葬儀後にはファンへの別れを告げるため、大阪のメインストリートである御堂筋でリンカーン霊柩車による「御堂筋桑名パレード」が実施され、多くの市民に見送られました。

桑名正博という稀有な存在

桑名正博さんはその突然の死により、多くの人々に深い悲しみを与えました。
しかし、彼の音楽は今もなお、多くの人々に愛され続けています。
「月のあかり」は大阪ではカラオケの定番曲となるほどの知名度を誇り、世代を超えて歌い継がれています。その創作背景を知れば、より深く心に響くはずです。
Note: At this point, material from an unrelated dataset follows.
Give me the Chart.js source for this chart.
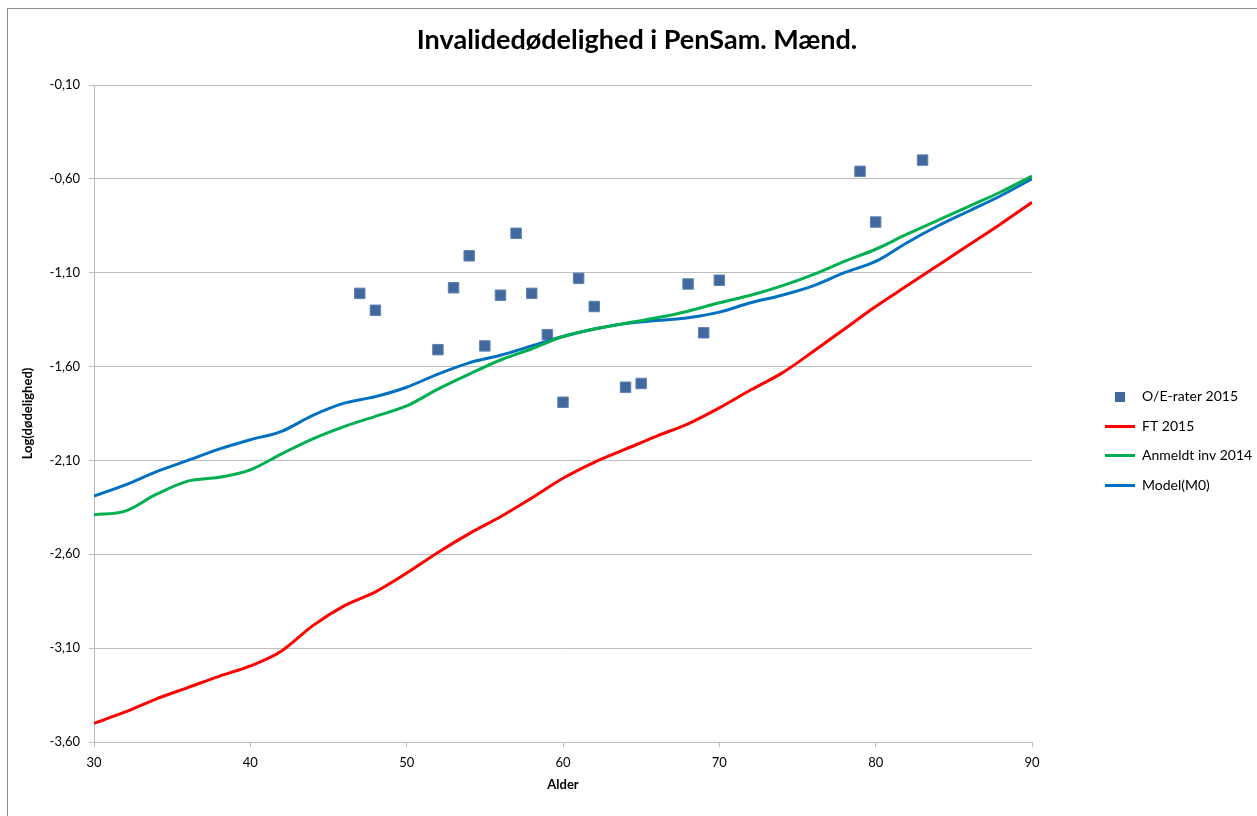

彼の歌声は甘くハスキーでセクシーでもあり、ロック、ブルース、ジャズ、カントリー、バラードなどあらゆるジャンルの曲を、桑名さん自身の「味」たっぷりに歌いこなすことができました。

B’zのギタリスト松本孝弘さんは、B’z結成前に桑名さんのバックバンドでギターを弾いています。
桑名さんからの厳しい指導を受けながらも、「この人に出会えなかったら今の僕はなかったでしょう。心から尊敬、感謝しています」と語るほど、深い尊敬を抱いていました。
B’zは後に「セクシャルバイオレットNo.1」をカバーし、松本さんは「改めてまたこのようなチャンスが巡ってきたのはきっと縁ですね。兄貴もきっと喜んでくれていることでしょう」とコメントしています。

川﨑麻世さんも桑名さんを「兄貴」と慕っていました。
桑名さんが彼のために作った「RAINな20才にさよならを」という曲は、東日本大震災のチャリティーライブで、桑名さんのギター演奏で初めて披露できたそうです。
「思い出がいっぱい詰まったこの曲を、兄貴の演奏で歌えてよかった」と振り返っています。
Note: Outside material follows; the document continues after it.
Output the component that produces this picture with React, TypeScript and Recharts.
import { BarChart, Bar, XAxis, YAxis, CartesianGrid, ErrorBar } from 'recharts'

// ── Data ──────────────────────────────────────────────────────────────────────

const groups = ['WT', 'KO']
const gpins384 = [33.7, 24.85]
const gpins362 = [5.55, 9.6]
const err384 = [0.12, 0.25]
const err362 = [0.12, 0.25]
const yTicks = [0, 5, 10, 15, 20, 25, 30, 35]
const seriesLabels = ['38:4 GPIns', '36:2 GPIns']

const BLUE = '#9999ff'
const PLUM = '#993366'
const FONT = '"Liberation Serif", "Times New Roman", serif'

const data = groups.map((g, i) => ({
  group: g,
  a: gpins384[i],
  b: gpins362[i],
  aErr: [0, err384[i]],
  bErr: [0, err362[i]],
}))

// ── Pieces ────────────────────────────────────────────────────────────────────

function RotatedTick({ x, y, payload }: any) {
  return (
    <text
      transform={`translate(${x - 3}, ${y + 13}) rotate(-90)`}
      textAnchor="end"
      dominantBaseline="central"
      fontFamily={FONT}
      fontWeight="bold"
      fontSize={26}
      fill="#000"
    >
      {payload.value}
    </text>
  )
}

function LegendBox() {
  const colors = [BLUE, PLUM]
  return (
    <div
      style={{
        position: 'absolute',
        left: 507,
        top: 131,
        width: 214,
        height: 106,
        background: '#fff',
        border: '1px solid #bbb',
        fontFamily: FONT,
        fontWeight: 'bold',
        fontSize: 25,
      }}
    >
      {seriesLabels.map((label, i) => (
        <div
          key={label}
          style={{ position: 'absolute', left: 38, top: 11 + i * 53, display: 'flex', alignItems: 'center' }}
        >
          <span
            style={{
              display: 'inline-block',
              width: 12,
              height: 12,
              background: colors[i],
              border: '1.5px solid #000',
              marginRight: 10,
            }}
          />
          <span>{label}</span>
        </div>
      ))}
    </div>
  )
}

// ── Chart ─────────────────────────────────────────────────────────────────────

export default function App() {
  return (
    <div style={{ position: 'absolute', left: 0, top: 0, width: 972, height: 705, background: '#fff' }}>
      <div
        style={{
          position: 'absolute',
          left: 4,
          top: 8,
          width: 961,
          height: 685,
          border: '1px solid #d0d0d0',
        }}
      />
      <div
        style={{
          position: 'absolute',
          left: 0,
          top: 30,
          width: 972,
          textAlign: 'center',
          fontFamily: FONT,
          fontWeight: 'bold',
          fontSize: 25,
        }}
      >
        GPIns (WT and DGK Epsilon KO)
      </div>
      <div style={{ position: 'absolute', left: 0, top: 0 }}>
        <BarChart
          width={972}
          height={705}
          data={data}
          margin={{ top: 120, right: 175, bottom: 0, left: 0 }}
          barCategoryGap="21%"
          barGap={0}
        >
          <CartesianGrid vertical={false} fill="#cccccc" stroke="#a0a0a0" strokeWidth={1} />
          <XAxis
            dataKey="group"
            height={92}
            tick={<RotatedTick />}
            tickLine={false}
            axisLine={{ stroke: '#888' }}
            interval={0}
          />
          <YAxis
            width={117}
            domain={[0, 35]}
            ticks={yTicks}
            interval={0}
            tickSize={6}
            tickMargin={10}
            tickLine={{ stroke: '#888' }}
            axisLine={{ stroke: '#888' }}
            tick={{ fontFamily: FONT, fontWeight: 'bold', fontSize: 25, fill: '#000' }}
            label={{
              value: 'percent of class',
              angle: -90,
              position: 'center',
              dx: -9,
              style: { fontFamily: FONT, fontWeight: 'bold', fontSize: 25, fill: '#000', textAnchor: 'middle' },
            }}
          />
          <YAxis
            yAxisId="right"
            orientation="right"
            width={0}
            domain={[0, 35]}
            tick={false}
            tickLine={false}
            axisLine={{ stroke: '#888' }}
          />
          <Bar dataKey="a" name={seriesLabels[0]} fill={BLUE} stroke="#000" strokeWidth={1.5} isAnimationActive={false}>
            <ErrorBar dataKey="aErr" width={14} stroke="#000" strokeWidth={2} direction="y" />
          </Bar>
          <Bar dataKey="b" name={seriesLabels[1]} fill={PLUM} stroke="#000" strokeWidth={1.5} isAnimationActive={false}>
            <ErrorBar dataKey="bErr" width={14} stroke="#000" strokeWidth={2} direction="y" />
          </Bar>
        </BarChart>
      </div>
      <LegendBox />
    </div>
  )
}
彼の親友であった加賀テツヤさんは、桑名さんの豪快ながらもシャイで心優しい人柄を評し、恵まれない子どもたちへのチャリティー活動に熱心だったことを伝えています。

桑名正博さんはその破天荒なイメージの裏に、深い人間的な温かさ、音楽への尽きせぬ愛情、そして「男と女の微妙な綾と機微」を表現する天賦の才を秘めていました。
彼の生涯はその音楽だけでなく、社会貢献活動や人との深い絆を通じて、多くの人々の心に深く刻まれる遺産となっています。